In the early 20th century, people went about their day-to-day lives – from going on dates to taking walks in the park – yet it was completely different from how we would do those activities in the present day.
For one, people were a lot more daring in their activities and they had things like war and the Prohibition constantly on their minds that would’ve affected the way they lived. From pet crocodiles to plunging into Niagra Falls in a barrel, these vintage photographs will show you what life was like in the first half of the 1900s.
“On-line” Dating Was Not What You Think
Back in the ’20s, young lovers dated online or rather, on-a-line. This young couple appears to be having a blast on a pulley ride at a fair in London’s Hampstead Heath in 1922. This early form of recreational zip-lining looks dangerous considering the riders don’t have on any protective gear. They seem to be pretty close to the ground though, and hopefully, they didn’t have to ride that far out.
Aerial cables have been used as transport methods for more than 2,000 years, but it wasn’t until 1739 when steeplejack and ropeslider Robert Cadman first used one as entertainment. Unfortunately, he didn’t survive.
They Were Some Real Daredevils
This construction worker in New York City decided to pull a daring stunt and walk on a construction girder twenty stories in the air – all while completely blindfolded! This photo was taken in 1925, at a time when construction jobs were abundant as New York City’s most iconic skyscrapers were being built.
Cameras were also the hip, new thing back in those days and workers decided to have fun by posing for wild photos in mid-air like this one. Of course, plenty of men lost their lives during this time. It was believed that one man would die for every $1 million spent on a skyscraper.
Horse Diving Was A Must-See
These folks are gathered around to witness Eunice Winkless perform one of the most exciting sports at the time: horse diving. In 1905, Winkless performed this stunt for a Fourth of July event. The stunt woman dove from a 50-foot high tower into a small pool all while on horseback.
This was by far one of the most daring stunts performed as a part of the Wild West shows that were popular during the early 1900s. Other attractions included mock bison hunts, bronco riding and roping, and of course, marksmanship competitions.
Pedal Skating In The Park
Roller skates were invented as early as the mid-1700s. Back then, roller skates were very much like inline skates but were hard to steer and stop, so they weren’t very popular. But in 1913, pedal skates came along.
Charles A. Nordling of Suisun, California created this variation on the classic roller skate where the wheels were rotated on a pedal that was pushed by the person who wore them. This supposedly made it easier on the user, who wouldn’t have to use so much energy and could actually manage to skate at a high speed.
Walking On A Sea Of Logs
These loggers are walking on a pile of logs that float in the middle of a river. This log jam on Minnesota’s Littlefork River is being used to build a loading boom. At the time, booms were used to collect floating logs that have fallen into a body of water due to timbering in the neighboring forests.
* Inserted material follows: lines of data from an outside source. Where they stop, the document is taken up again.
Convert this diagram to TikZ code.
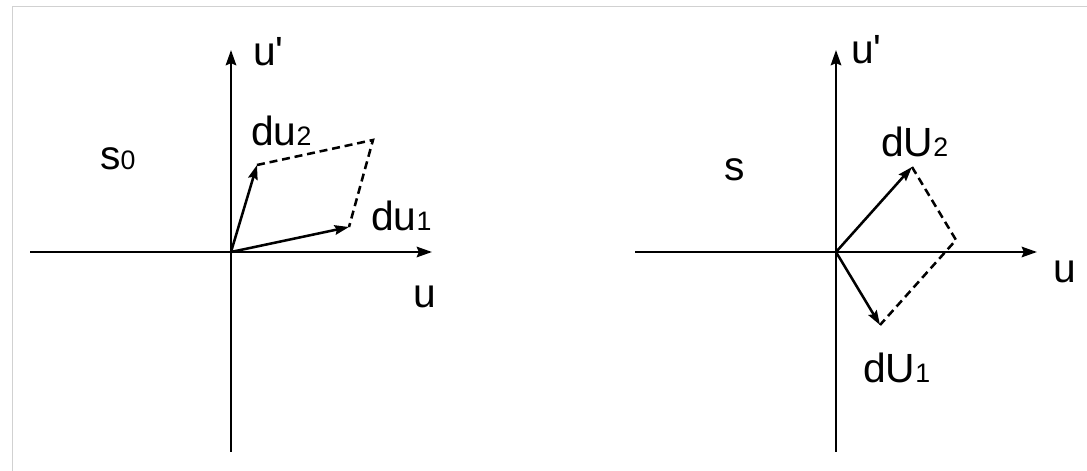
\documentclass[tikz,border=0pt]{standalone}
\usepackage{fontspec}
\setmainfont{Liberation Sans}[Ligatures=TeXOff]
\usetikzlibrary{arrows.meta}
\newcommand{\subdig}[1]{{\fontsize{19}{19}\selectfont #1}}
\tikzset{
    axisline/.style={line width=1.8pt, -{Stealth[length=0.38cm, width=0.26cm, inset=0.05cm]}},
    vecline/.style={line width=1.8pt, -{Stealth[length=0.36cm, width=0.24cm, inset=0.05cm]}},
    sideline/.style={line width=1.8pt, dash pattern=on 0.2cm off 0.12cm},
    lbl/.style={anchor=base west, inner sep=0pt},
}

\begin{document}
\begin{tikzpicture}[x=0.025cm, y=-0.025cm, font=\fontsize{29}{34}\selectfont]
    \useasboundingbox (0,0) rectangle (1087,471);
    \draw[black!18, line width=0.6pt] (12,471) -- (12,6) -- (1087,6);

    % left plane s0
    \coordinate (xl0) at (30,252);
    \coordinate (xl1) at (432,252);
    \coordinate (yl0) at (231,452);
    \coordinate (yl1) at (231,50);
    \coordinate (o1) at (231,252);
    \coordinate (a1) at (349,227);
    \coordinate (b1) at (257,165);
    \coordinate (c1) at (373,140);
    \draw[axisline] (xl0) -- (xl1);
    \draw[axisline] (yl0) -- (yl1);
    \draw[vecline] (o1) -- (a1);
    \draw[vecline] (o1) -- (b1);
    \draw[sideline] (b1) -- (c1) -- (a1);
    \node[lbl] (ul) at (253,66) {u'};
    \node[lbl] (s0) at (100,170) {s\subdig{0}};
    \node[lbl] (du2) at (251,146) {du\subdig{2}};
    \node[lbl] (du1) at (371,231) {du\subdig{1}};
    \node[lbl] (xl) at (413,308) {u};

    % right plane s
    \coordinate (xr0) at (635,252);
    \coordinate (xr1) at (1037,252);
    \coordinate (yr0) at (836,452);
    \coordinate (yr1) at (836,50);
    \coordinate (o2) at (836,252);
    \coordinate (a2) at (880,325);
    \coordinate (b2) at (912,167);
    \coordinate (c2) at (956,240);
    \draw[axisline] (xr0) -- (xr1);
    \draw[axisline] (yr0) -- (yr1);
    \draw[vecline] (o2) -- (a2);
    \draw[vecline] (o2) -- (b2);
    \draw[sideline] (b2) -- (c2) -- (a2);
    \node[lbl] (ur) at (851,64) {u'};
    \node[lbl] (s) at (724,181) {s};
    \node[lbl] (dU2) at (881,157) {dU\subdig{2}};
    \node[lbl] (dU1) at (863,383) {dU\subdig{1}};
    \node[lbl] (xr) at (1053,283) {u};
\end{tikzpicture}
\end{document}
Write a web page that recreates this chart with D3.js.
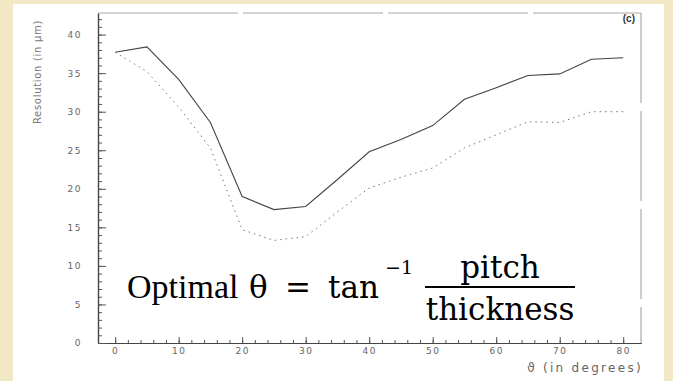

By 1900, timber in the Midwest was dwindling, so loggers took to the Pacific Northwest. It wasn’t long before resources became scarce but forests continued to get logged at a growing rate.
Pigs Could Fly At The Time
Lieutenant-Colonel JTC Moore-Brabazon was a pioneer in English aviation. Perhaps when he was a boy telling people he wanted to fly planes, people scoffed and remarked, “when pigs fly.”
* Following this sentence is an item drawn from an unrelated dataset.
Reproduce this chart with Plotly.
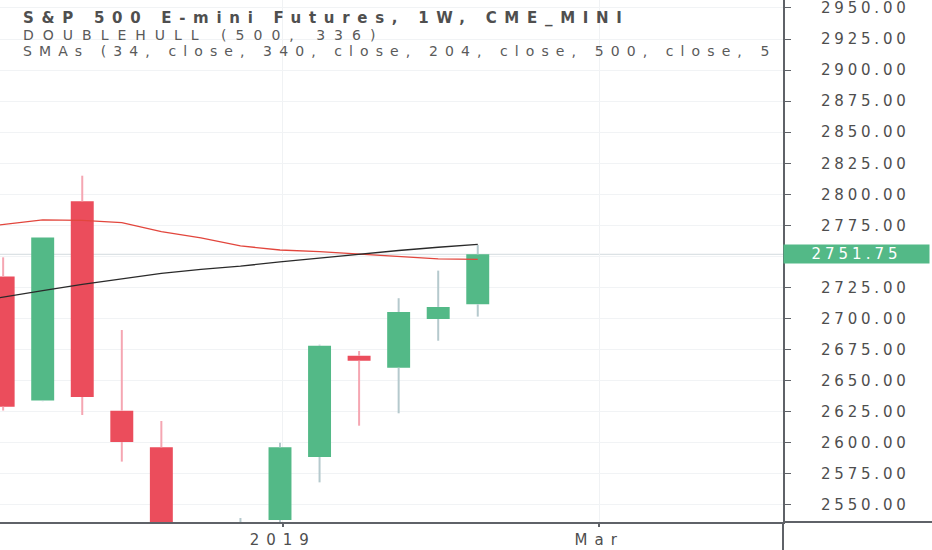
import plotly.graph_objects as go

# ---------------- data (weekly bars) ----------------
dates = ["2018-11-12", "2018-11-19", "2018-11-26", "2018-12-03", "2018-12-10",
         "2018-12-17", "2018-12-24", "2018-12-31", "2019-01-07", "2019-01-14",
         "2019-01-21", "2019-01-28", "2019-02-04", "2019-02-11"]
opens = [2781.0, 2733.8, 2634.0, 2794.4, 2625.9, 2596.4, 2420.0, 2490.0,
         2537.9, 2588.6, 2670.0, 2660.5, 2699.7, 2711.5]
highs = [2800.0, 2749.3, 2765.5, 2815.0, 2690.8, 2617.6, 2520.0, 2539.5,
         2600.0, 2679.0, 2673.9, 2716.4, 2738.6, 2759.3]
lows = [2670.0, 2626.0, 2633.5, 2622.4, 2584.9, 2410.0, 2316.0, 2443.0,
        2525.0, 2568.2, 2613.8, 2623.8, 2682.2, 2701.6]
closes = [2736.0, 2629.1, 2765.2, 2636.9, 2600.7, 2420.0, 2489.0, 2531.0,
          2596.4, 2678.2, 2666.0, 2705.3, 2709.4, 2751.75]
sma_red = [2772.0, 2775.5, 2779.4, 2779.0, 2777.2, 2770.0, 2764.9, 2758.5,
           2755.2, 2753.9, 2752.0, 2749.8, 2748.0, 2747.7]
hull_black = [2712.0, 2717.5, 2722.5, 2727.5, 2732.2, 2736.4, 2739.6, 2742.2,
              2745.6, 2748.8, 2752.0, 2754.8, 2757.4, 2759.8]
last_price = 2751.75
price_ticks = [2550, 2575, 2600, 2625, 2650, 2675, 2700, 2725, 2750, 2775,
               2800, 2825, 2850, 2875, 2900, 2925, 2950]
time_tick_vals = ["2019-01-07 12:00", "2019-03-04 12:00"]
time_tick_text = ["2019", "Mar"]
title_lines = ["S&P 500 E-mini Futures, 1W, CME_MINI",
               "DOUBLEHULL (500, 336)",
               "SMAs (34, close, 340, close, 204, close, 500, close, 5"]

# ---------------- styles ----------------
GREEN = "#53b987"
RED = "#eb4d5c"
GREEN_WICK = "#b5c9cd"
RED_WICK = "#f5a6b2"
AXIS = "#5f6268"
TXT = "#4e4e4e"
FONT = "DejaVu Sans"


def spaced(s, ls):
    return '<span style="letter-spacing:%.1fpx">%s</span>' % (ls, s)


def wicks(rising):
    xs, ys = [], []
    for d, o, h, l, c in zip(dates, opens, highs, lows, closes):
        if (c >= o) == rising:
            top, bot = max(o, c), min(o, c)
            xs += [d, d, None, d, d, None]
            ys += [h, top, None, bot, l, None]
    return xs, ys


fig = go.Figure()

for rising, col in ((True, GREEN_WICK), (False, RED_WICK)):
    wx, wy = wicks(rising)
    fig.add_trace(go.Scatter(x=wx, y=wy, mode="lines",
                             line=dict(color=col, width=2),
                             hoverinfo="skip", showlegend=False))

fig.add_trace(go.Candlestick(
    x=dates, open=opens, high=highs, low=lows, close=closes,
    increasing=dict(fillcolor=GREEN, line=dict(color=GREEN, width=0)),
    decreasing=dict(fillcolor=RED, line=dict(color=RED, width=0)),
    whiskerwidth=0, showlegend=False, hoverinfo="skip"))

fig.add_trace(go.Scatter(x=dates, y=sma_red, mode="lines",
                         line=dict(color="#e2463d", width=1.3),
                         hoverinfo="skip", showlegend=False))
fig.add_trace(go.Scatter(x=dates, y=hull_black, mode="lines",
                         line=dict(color="#2a2a2a", width=1.3),
                         hoverinfo="skip", showlegend=False))

W, H = 932, 550
ML, MR, MT, MB = 0, 149, 0, 28
PW, PH = W - ML - MR, H - MT - MB

annotations = []
title_specs = [  # (y centre px, font size, letter spacing, colour, bold)
    (17.8, 15, 7.7, "#4f4f4f", True),
    (34.8, 14, 9.0, "#5a5a5a", False),
    (51.2, 14, 7.1, "#5a5a5a", False),
]
for txt, (yy, fs, ls, col, bold) in zip(title_lines, title_specs):
    body = ("<b>%s</b>" % txt) if bold else txt
    annotations.append(dict(
        xref="paper", yref="paper", x=21 / PW, y=1 - yy / PH,
        xanchor="left", yanchor="middle", showarrow=False,
        text=spaced(body, ls), font=dict(family=FONT, size=fs, color=col)))

annotations.append(dict(
    xref="paper", yref="y", x=1, y=last_price, xanchor="left", yanchor="middle",
    showarrow=False, text=spaced("%.2f" % last_price, 4.0),
    width=145, height=18, borderpad=0, bgcolor=GREEN, align="center",
    font=dict(family=FONT, size=15, color="white")))

shapes = [
    dict(type="line", xref="paper", yref="y", x0=0, x1=1,
         y0=last_price, y1=last_price, layer="below",
         line=dict(color="#d3dbde", width=1)),
    dict(type="line", xref="paper", yref="paper", x0=1, x1=W / PW, y0=0, y1=0,
         line=dict(color=AXIS, width=2)),
    dict(type="line", xref="paper", yref="paper", x0=1, x1=1, y0=0, y1=-MB / PH,
         line=dict(color=AXIS, width=2)),
]

fig.update_layout(
    width=W, height=H, margin=dict(l=ML, r=MR, t=MT, b=MB, autoexpand=False),
    paper_bgcolor="white", plot_bgcolor="white", showlegend=False,
    boxgap=0.42, boxgroupgap=0, boxmode="overlay",
    annotations=annotations, shapes=shapes,
    xaxis=dict(type="date", range=["2018-11-18 10:36", "2019-04-06 00:39"],
               rangeslider=dict(visible=False), automargin=False,
               tickmode="array", tickvals=time_tick_vals,
               ticktext=[spaced(t, 7) for t in time_tick_text],
               showgrid=True, gridcolor="#f0f2f4", gridwidth=1,
               showline=True, linecolor=AXIS, linewidth=2,
               ticks="outside", ticklen=3, tickcolor=AXIS, tickwidth=2,
               tickfont=dict(family=FONT, size=15, color=TXT),
               ticklabeloverflow="allow",
               zeroline=False, fixedrange=True),
    yaxis=dict(side="right", range=[2536.3, 2956.4], automargin=False,
               tickmode="array", tickvals=price_ticks,
               ticktext=[("" if v == 2750 else spaced("%.2f" % v, 3.8))
                         for v in price_ticks],
               showgrid=True, gridcolor="#f1f3f5", gridwidth=1,
               showline=True, linecolor=AXIS, linewidth=2,
               ticks="outside", ticklen=6, tickcolor=AXIS, tickwidth=1,
               ticklabelstandoff=27, ticklabeloverflow="allow",
               tickfont=dict(family=FONT, size=15, color=TXT),
               zeroline=False, fixedrange=True),
)

fig.write_html("out.html",
               config={"displayModeBar": False, "staticPlot": True},
               post_script="document.body.style.margin='0';"
                           "document.body.style.overflow='hidden';")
Not only was Moore-Brabazon the first Englishman to pilot a heavier-than-air machine under power in England but he was also the first person to qualify as a pilot in the United Kingdom. On October 30, 1909, he also helped a pig fly, proving all of his naysayers wrong. To pull off the stunt, Moore-Brabazon put a small pig into a wastebasket and tied it to the wing-strut of his plane.
The Beach Had A Dress Code
These ladies are having their bathing suits measured to see that they comply with the law. In 1922, Colonel Sherrill, the Superintendent of Public Buildings and Grounds in Washington, D.C., issued an order that required all bathing suits worn on the beach must not be more than six inches above the knee.
If you broke that law back in those days, a policeman could issue you a warrant. There were even policemen that patrolled local beaches specifically for the purpose of measuring women’s bathing suits.
Behind Bars On The Way To Jail
In 1924, police forces already began using motorcycles and even had the power to apprehend someone on the spot if they wanted to. This Los Angeles traffic policeman locked up one surly motorist in his sidecar cell.
The offender was already behind bars by the time he made it to the precinct. This method obviously didn’t last long. It was pretty dangerous for the person in sidecar cell and most of the time, the policeman wouldn’t even need to use it, so he’d be lugging around extra weight for no reason.
Another Day On The Job For This Young Newsie
This six-year-old newsboy has been on the job for at least a year when his photo was taken on May 9, 1910 in St. Louis, Missouri. Delivering or selling the newspaper was often a youngster’s first job back in those days.
While some of them established subscription routes on which they worked as paperboys, others would hawk the papers on the street by yelling out the sensational headlines. Some ambitious newsies often did both. At this time, newsies were the main distributors of newspapers to the general public.